## Given task
Isolate every line in the data with the string "this" and copy it.

[Figure scripts]
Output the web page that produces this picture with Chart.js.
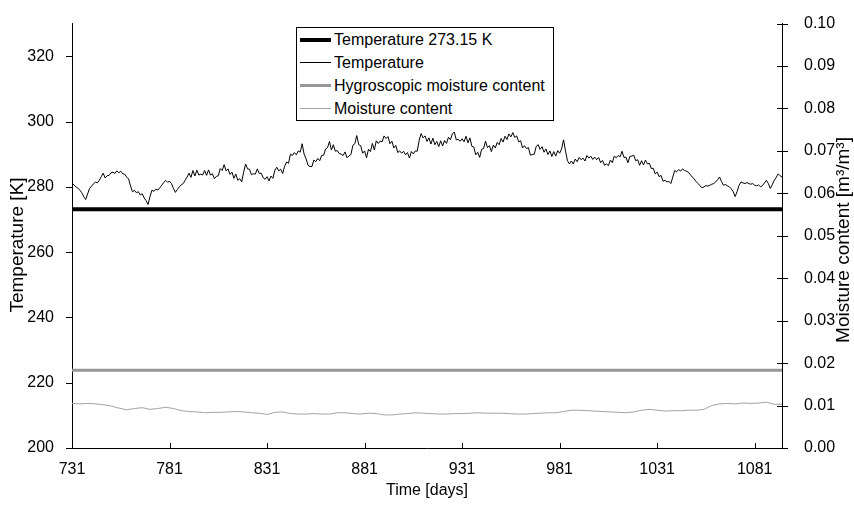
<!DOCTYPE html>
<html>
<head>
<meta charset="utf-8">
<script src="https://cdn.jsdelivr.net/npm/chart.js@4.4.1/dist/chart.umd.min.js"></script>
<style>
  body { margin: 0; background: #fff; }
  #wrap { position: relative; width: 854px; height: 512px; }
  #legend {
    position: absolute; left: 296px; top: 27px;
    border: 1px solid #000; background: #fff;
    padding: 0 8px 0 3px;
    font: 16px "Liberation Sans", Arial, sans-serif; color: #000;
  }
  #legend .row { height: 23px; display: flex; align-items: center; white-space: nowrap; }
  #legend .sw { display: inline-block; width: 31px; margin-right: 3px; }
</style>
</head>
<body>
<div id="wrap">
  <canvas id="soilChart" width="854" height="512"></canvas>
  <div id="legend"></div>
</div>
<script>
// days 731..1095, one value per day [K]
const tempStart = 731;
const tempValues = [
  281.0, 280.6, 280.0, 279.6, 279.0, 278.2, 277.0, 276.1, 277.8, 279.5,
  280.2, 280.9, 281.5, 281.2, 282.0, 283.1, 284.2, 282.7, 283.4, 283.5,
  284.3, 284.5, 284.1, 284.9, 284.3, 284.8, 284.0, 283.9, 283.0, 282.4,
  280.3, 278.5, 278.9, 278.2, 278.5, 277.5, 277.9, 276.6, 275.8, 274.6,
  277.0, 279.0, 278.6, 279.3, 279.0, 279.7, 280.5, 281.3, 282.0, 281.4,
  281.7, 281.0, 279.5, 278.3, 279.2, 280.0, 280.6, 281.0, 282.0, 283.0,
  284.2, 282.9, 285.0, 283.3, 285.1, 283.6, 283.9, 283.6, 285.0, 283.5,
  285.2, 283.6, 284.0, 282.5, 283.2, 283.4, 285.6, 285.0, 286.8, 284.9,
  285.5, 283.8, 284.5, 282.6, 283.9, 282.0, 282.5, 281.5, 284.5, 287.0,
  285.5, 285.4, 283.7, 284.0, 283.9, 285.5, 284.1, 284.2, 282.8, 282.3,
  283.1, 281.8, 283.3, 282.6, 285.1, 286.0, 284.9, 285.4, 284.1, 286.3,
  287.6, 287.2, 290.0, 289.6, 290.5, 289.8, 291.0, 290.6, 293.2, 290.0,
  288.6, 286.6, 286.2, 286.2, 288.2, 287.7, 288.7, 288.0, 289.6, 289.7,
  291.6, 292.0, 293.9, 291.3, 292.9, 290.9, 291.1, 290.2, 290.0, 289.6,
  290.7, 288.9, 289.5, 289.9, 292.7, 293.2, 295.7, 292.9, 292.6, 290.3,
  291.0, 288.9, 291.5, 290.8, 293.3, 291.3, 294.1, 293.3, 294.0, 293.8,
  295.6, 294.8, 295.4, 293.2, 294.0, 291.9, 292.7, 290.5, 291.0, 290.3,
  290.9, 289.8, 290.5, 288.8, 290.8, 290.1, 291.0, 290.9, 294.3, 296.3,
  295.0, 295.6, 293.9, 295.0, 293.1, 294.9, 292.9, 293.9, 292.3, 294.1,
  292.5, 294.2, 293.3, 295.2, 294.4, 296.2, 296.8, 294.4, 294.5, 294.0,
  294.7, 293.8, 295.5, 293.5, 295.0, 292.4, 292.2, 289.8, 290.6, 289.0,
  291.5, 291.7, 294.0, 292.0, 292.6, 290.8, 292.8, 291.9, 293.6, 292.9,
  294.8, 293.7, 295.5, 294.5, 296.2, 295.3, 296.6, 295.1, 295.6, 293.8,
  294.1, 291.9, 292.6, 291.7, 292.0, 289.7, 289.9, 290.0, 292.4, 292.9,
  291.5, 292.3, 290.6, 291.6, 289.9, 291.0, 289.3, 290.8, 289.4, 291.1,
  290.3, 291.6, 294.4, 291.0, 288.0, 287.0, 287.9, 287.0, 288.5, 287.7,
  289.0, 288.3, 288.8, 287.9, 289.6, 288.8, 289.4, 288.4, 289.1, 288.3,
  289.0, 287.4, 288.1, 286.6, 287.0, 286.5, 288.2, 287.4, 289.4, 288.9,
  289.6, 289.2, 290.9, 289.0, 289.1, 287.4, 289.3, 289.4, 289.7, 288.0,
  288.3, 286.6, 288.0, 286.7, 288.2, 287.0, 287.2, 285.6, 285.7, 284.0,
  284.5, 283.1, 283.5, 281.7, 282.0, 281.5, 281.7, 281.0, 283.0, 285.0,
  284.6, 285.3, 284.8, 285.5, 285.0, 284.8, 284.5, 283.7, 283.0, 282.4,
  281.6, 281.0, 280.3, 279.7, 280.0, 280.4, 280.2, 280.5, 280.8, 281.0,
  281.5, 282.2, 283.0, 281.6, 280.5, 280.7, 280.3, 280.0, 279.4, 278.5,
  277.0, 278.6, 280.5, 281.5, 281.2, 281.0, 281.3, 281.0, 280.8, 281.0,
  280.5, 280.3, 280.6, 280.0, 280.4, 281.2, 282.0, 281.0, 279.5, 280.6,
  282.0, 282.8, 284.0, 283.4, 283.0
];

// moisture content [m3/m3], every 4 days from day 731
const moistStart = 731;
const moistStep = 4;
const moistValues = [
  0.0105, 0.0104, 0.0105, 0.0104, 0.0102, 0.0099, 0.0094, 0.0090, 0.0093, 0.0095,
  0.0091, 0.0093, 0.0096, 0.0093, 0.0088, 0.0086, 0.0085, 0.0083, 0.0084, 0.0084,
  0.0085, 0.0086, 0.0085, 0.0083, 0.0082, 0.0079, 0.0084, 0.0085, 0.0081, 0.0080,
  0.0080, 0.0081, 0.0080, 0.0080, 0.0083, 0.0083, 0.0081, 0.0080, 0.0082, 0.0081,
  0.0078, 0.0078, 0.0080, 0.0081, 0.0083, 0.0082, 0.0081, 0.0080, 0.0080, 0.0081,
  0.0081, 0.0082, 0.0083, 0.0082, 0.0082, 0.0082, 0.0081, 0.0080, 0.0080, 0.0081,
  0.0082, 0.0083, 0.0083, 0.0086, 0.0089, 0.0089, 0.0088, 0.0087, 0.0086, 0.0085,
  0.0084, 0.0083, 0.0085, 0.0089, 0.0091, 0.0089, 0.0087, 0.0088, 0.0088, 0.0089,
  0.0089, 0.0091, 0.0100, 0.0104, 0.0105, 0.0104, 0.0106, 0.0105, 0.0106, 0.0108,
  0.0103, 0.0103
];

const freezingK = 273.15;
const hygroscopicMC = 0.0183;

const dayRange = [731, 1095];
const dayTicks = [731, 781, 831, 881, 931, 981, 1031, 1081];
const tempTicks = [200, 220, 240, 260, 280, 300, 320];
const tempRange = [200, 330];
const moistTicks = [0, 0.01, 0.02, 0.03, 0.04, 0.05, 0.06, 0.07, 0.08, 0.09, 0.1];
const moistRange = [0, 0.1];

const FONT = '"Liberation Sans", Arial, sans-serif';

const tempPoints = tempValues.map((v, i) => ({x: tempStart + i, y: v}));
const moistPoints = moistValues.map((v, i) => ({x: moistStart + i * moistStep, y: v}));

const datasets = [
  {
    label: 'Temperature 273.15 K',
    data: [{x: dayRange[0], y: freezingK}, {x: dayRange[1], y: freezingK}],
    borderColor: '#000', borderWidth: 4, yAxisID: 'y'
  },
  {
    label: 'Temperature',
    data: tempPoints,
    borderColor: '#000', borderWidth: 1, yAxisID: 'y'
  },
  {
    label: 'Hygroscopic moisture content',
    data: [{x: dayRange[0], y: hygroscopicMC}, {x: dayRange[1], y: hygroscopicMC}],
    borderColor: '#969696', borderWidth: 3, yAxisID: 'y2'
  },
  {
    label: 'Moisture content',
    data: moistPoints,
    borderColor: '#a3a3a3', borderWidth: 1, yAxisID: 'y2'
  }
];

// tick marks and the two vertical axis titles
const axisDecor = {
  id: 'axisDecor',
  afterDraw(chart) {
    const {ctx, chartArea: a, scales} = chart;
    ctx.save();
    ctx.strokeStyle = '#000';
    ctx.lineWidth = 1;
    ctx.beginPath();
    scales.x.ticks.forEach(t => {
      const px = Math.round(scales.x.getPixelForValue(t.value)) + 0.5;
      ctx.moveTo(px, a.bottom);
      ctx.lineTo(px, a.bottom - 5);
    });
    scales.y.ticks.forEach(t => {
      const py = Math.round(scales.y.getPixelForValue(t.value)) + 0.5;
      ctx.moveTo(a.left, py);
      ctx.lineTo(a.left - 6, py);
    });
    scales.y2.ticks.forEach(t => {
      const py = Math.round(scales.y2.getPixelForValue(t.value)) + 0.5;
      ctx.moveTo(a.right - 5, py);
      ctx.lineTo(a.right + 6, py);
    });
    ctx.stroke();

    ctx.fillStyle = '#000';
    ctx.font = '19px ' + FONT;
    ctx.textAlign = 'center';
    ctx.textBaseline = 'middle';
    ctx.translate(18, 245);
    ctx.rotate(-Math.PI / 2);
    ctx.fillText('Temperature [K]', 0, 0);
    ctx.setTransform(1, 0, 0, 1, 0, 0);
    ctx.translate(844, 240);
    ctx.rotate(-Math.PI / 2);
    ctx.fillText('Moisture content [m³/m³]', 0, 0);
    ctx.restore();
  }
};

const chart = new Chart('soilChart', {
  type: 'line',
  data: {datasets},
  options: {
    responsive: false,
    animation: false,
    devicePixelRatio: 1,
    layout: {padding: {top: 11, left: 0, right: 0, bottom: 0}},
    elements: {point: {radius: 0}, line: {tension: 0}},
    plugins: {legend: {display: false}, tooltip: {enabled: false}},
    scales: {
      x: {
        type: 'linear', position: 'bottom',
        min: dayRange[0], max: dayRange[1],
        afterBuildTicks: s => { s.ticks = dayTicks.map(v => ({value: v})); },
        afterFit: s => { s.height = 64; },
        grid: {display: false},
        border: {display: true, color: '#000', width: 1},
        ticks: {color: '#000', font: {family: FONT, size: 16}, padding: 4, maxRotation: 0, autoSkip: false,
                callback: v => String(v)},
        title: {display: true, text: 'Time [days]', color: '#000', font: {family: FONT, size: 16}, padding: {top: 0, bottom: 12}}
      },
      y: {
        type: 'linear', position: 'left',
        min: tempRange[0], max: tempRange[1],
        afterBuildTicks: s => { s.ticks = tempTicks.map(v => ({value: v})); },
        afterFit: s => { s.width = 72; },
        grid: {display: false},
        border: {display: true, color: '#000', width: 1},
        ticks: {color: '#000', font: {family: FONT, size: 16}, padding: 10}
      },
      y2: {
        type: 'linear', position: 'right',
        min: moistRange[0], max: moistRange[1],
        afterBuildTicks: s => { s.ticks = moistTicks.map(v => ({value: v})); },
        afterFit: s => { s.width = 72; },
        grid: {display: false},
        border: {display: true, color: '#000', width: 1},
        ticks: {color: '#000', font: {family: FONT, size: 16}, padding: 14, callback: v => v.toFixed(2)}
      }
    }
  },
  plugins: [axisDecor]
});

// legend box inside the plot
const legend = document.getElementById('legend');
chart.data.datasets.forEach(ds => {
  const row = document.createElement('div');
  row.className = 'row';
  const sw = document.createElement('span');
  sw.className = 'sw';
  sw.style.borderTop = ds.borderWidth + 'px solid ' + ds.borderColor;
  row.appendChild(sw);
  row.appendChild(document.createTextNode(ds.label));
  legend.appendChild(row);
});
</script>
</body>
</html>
* * *
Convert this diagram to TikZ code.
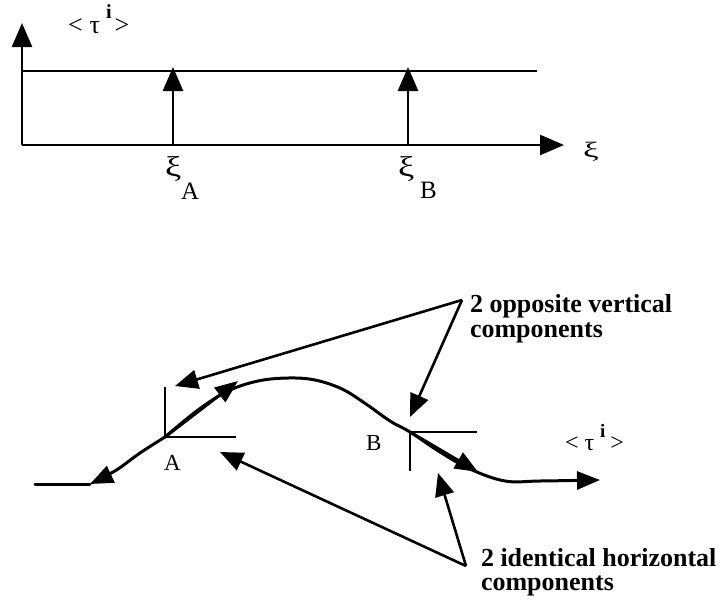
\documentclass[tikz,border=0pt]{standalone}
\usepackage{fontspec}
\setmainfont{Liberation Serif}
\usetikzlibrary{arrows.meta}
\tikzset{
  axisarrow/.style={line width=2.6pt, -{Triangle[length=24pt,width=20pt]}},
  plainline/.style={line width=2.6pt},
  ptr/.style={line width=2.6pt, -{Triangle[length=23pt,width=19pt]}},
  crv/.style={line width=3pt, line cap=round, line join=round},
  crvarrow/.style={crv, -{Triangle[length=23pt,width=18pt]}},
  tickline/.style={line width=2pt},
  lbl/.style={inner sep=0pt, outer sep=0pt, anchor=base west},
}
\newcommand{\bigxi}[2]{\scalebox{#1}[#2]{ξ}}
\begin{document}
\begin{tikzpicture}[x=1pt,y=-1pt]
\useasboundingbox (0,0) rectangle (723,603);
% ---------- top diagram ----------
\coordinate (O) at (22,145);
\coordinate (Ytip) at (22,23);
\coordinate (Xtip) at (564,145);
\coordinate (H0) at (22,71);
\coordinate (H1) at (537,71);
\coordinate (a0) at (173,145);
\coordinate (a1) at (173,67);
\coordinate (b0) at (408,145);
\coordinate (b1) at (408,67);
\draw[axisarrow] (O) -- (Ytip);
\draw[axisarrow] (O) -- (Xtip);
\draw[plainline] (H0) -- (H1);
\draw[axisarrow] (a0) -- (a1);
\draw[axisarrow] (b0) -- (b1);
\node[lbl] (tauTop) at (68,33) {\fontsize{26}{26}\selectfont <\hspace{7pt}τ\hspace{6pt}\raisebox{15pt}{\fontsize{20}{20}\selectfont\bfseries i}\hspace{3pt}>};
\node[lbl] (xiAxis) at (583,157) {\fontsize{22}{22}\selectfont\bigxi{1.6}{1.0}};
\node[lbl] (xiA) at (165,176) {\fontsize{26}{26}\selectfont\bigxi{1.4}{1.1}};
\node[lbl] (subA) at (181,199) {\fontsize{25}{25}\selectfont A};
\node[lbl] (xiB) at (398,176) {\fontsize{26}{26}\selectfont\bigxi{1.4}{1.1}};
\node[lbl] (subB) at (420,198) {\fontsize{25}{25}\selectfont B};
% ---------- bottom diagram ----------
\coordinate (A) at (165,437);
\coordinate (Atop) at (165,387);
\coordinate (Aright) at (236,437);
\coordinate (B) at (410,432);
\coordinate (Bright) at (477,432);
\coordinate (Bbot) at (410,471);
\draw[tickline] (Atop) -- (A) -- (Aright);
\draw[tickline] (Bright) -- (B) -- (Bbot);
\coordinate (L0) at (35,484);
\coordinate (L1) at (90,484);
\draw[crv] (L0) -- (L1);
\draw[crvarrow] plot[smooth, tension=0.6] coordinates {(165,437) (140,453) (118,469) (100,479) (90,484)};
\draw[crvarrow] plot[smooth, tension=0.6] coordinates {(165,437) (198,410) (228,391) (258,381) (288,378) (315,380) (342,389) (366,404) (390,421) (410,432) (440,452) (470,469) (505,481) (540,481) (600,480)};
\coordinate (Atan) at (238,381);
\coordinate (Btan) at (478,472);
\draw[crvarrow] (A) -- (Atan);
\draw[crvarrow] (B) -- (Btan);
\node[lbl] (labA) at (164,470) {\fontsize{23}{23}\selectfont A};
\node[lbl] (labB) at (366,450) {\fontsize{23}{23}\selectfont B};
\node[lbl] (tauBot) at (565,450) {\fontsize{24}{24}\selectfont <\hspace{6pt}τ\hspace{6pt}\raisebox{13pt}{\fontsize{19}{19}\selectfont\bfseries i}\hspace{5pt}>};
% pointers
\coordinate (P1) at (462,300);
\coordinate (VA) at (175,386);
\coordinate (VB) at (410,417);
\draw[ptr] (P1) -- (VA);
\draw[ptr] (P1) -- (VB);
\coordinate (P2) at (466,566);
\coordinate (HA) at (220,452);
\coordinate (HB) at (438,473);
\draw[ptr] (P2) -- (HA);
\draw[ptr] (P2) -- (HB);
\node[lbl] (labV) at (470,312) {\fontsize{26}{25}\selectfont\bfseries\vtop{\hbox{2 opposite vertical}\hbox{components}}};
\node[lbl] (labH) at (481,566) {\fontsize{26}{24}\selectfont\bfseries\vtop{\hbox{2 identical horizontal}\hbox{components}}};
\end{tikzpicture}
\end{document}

## Correct result
Output the web page that produces this picture with Chart.js.
Convert this diagram to TikZ code.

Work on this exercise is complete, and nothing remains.